Davetçiye düşen gayrettir, hidayet değil; zira o Allah’ın elindedir
Davetin bizzat kendisi, alınacak sonuçtan daha elzemdir, önemlidir, kıymetlidir. Sonuç ne olursa olsun, hezimet olabilir, elde bir kazanç görülmeyebilir; ama bu kutlu göreve her şart ve zeminde devam etmek zorundadır müminler. Ve davetçiye düşen gayrettir, hidayet değil. Zira o Allah’ın elindedir. Kendimizi yıpratmanın gereği yoktur. Karşılığı Rabbimizdendir. Davetçi insanları gütmekle değil, gözetmekle, korumakla görevlidir.
Davette esas olan temel mevzulardır. Teferruata girilip de insanların kafası karıştırılmamalıdır. Felsefî ve kelamî konulara dalınmadan İslam’ın özü sunulmalıdır. Toplumları kategorize ve tasnif eden değil, uyarandır davetçi. Bizler kadı ya da hâkim değiliz, yalnızca ve yalnızca davetçiyiz, davetçi kalırız.
Davetçi, lokomotif gibidir, çekim gücü kuvvetli olandır. Pasif ve görev verilen değil, bizzat görevler üstlenen, görevlere yürüyen, görevlerle yürüyendir o. Davet şahıslara münhasır değildir, bizimle başlamadığı gibi bizimle de bitmez. Ezeli bir yürüyüştür davet. Davetçinin dili net olmalıdır. Seküler, liberal, itici, tahkir edici bir dilde asla olunmamalıdır. Üslup çok önemli. “Ey insanlar”, “ ey akıl sahipleri” demelidir. Cemaate değil, davete davet etmek gerekir insanlığı.

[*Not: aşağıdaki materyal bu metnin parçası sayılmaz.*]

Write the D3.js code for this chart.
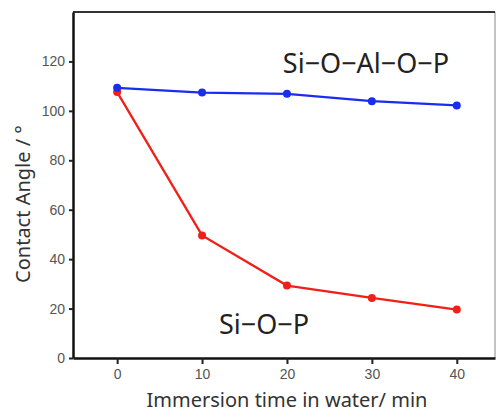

Davette sınıf, sınır ve son yoktur. Sınıfsızlık, sınırsızlık ve sonsuzluk vardır. İnsanların tümü potansiyel hedeftir. Toplumun cenneti davetçiden sorulur. Davet demek, toplumsal değişimi öncelemek ve önemsemek, yeni bir dünya ve yeni bir düzen arayışında olmaktır. Bizden sonra gelecek nesillere yaşanılabilir bir dünya bırakmak davetçilerin boynunun borcudur. Ve yine davetçi olmak demek, yalnızca kendi cennetini düşünmek değildir. Cehennem yolunu tutmuşların hepsinden sorumlu olduğumuzu bilmeliyiz.
Yakın zamanda yapılan bir anket sonucunda, namaz kılanların oranının yüzde yirmilerde olduğunu görüyoruz Türkiye’de. Bu, şu anlama gelir ki, günde ölen on kişiden sekizi namazsız olarak gidiyor. Bu büyük bir acı ve derin bir sancı bırakmalıdır davetçi kimliğini haiz olan ya da olduğunu sanan bizlerde.